The accumulation of rock cuttings, proppant, and other solid debris in the wellbore caused by inadequate cleanout remarkably impedes field operations. The cuttings removal process becomes a more challenging task as the coiled-tubing techniques are used during drilling and fracturing operations. This article presents a new hole cleaning model, which calculates the critical transport velocity (CTV) in conventional and fibrous water-based fluids. The study is aimed to establish an accurate mechanistic model for optimizing wellbore cleanout in horizontal and inclined wells.
The new CTV model is established to predict the initiation of bed particle movement during cleanout operations. The model is formulated considering the impact of fiber using a special drag coefficient (i.e., fiber drag coefficient), which represents the mechanical and hydrodynamic actions of suspended fiber particles and their network. The dominant forces acting on a single bed particle are considered to develop the model. Furthermore, to enhance the precision of the model, recently developed hydraulic correlations are used to compute the average bed shear stress, which is required to determine the CTV. In horizontal and highly deviated wells, the wellbore geometry is often eccentric, resulting in the formation of flow stagnant zones that are difficult to clean. The bed shear stress in these zones is sensitive to the bed thickness. The existing wellbore cleanout models do not account for the variation in bed shear stress. Thus, their accuracy is limited when stagnant zones are formed. The new model addresses this problem by incorporating hydraulic correlations to account for bed shear stress variation with bed height.

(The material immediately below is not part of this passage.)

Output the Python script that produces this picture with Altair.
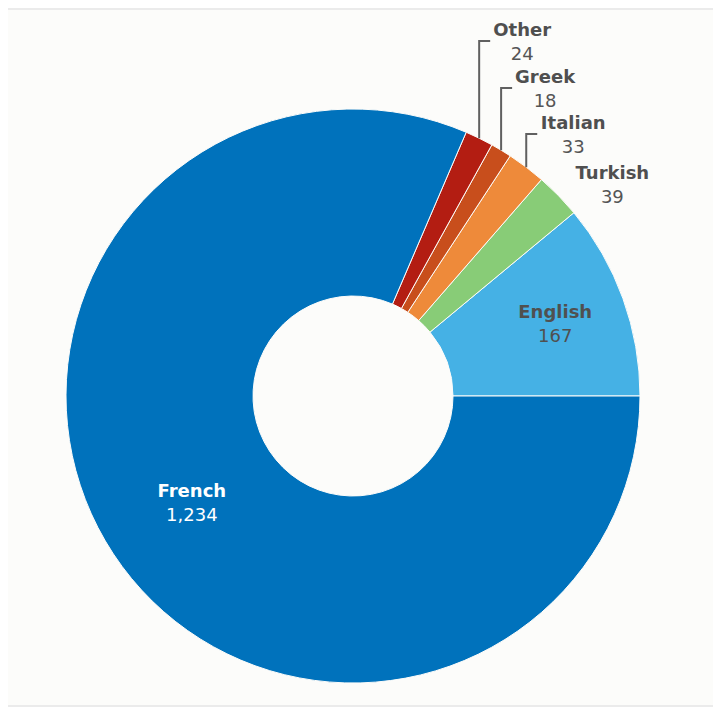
import math
import pandas as pd
import altair as alt

# ---- data ----
languages = ["English", "Turkish", "Italian", "Greek", "Other", "French"]
counts = [167, 39, 33, 18, 24, 1234]
colors = ["#45B1E5", "#88CC77", "#EE8A3A", "#C84E1C", "#B31D12", "#0072BC"]

# ---- layout (pixels, view coordinates) ----
W, H = 705, 699
CX, CY = 345, 388
R_OUT, R_IN = 287, 100
# outside labels: (leader level y, label centre dx from anchor, draw leader)
outside = {
    "Other": (33, 43, True),
    "Greek": (80, 44, True),
    "Italian": (126, 47, True),
    "Turkish": (176, 54, False),
}
# inside labels: radius of label centre
inside = {"French": 193, "English": 215}
inside_color = {"French": "#FFFFFF", "English": "#505050"}
TEXT_SHIFT = 2

total = sum(counts)
df = pd.DataFrame({"language": languages, "count": counts, "ord": range(len(languages))})

# compute slice mid angles (counter-clockwise from 3 o'clock) from the data
rows, lines = [], []
cum = 0
for lang, v in zip(languages, counts):
    a = 2 * math.pi * (cum + v / 2) / total
    cum += v
    ax = CX + R_OUT * math.cos(a)
    ay = CY - R_OUT * math.sin(a)
    label = f"{v:,}"
    if lang in inside:
        r = inside[lang]
        x = CX + r * math.cos(a)
        y = CY - r * math.sin(a) + TEXT_SHIFT
        rows.append(dict(language=lang, value=label, x=x, yn=y - 12, yv=y + 12,
                         cn=inside_color[lang], cv=inside_color[lang]))
    else:
        lvl, dx, lead = outside[lang]
        y = lvl + TEXT_SHIFT
        rows.append(dict(language=lang, value=label, x=ax + dx, yn=y - 12, yv=y + 12,
                         cn="#4F4F4F", cv="#555555"))
        if lead:
            lines += [
                dict(language=lang, seq=0, x=ax, y=ay),
                dict(language=lang, seq=1, x=ax, y=lvl),
                dict(language=lang, seq=2, x=ax + 11, y=lvl),
            ]

labels = pd.DataFrame(rows)
leaders = pd.DataFrame(lines)

arcs = alt.Chart(df).mark_arc(
    outerRadius=R_OUT, innerRadius=R_IN, stroke="#FCFCFA", strokeWidth=1
).encode(
    theta=alt.Theta("count:Q", stack=True,
                    scale=alt.Scale(range=[math.pi / 2, math.pi / 2 - 2 * math.pi])),
    color=alt.Color("language:N", scale=alt.Scale(domain=languages, range=colors), legend=None),
    order=alt.Order("ord:Q"),
    x=alt.value(CX),
    y=alt.value(CY),
)

lead = alt.Chart(leaders).mark_line(color="#606060", strokeWidth=2).encode(
    x=alt.X("x:Q", scale=None),
    y=alt.Y("y:Q", scale=None),
    detail="language:N",
    order="seq:Q",
)

names = alt.Chart(labels).mark_text(
    font="DejaVu Sans", fontSize=18, fontWeight="bold", align="center", baseline="middle"
).encode(
    x=alt.X("x:Q", scale=None),
    y=alt.Y("yn:Q", scale=None),
    text="language:N",
    color=alt.Color("cn:N", scale=None),
)

values = alt.Chart(labels).mark_text(
    font="DejaVu Sans", fontSize=18, align="center", baseline="middle"
).encode(
    x=alt.X("x:Q", scale=None),
    y=alt.Y("yv:Q", scale=None),
    text="value:N",
    color=alt.Color("cv:N", scale=None),
)

frame = pd.DataFrame({"k": [0]})
top_line = alt.Chart(frame).mark_rule(color="#EBEBEB", strokeWidth=2).encode(
    x=alt.value(0), x2=alt.value(W), y=alt.value(1)
)
bottom_line = alt.Chart(frame).mark_rule(color="#EBEBEB", strokeWidth=2).encode(
    x=alt.value(0), x2=alt.value(W), y=alt.value(H - 1)
)

chart = alt.layer(arcs, lead, names, values, top_line, bottom_line).properties(
    width=W, height=H, padding=0, autosize="none", background="#FFFFFF"
).configure_view(fill="#FCFCFA", strokeWidth=0)

chart.save("out.html", embed_options={"renderer": "svg", "actions": False})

The accuracy of the new model is validated with published measurements and compared with the precision of an existing model. The use of fiber drag and bed shear stress correlations has improved model accuracy and aided in capturing the contribution of fiber in improving wellbore cleanout. As a result, for fibrous and conventional water-based fluids, the predictions of the new model have demonstrated good agreement with experimental measurements and provided better predictions than the existing model. Model predictions show a noticeable reduction in fluid circulation rate caused by the addition of a small quantity of fiber (0.04% w/w) in the fluid. In addition, results show that the existing model overpredicts the cleaning performance of both conventional and fibrous water-basedmuds.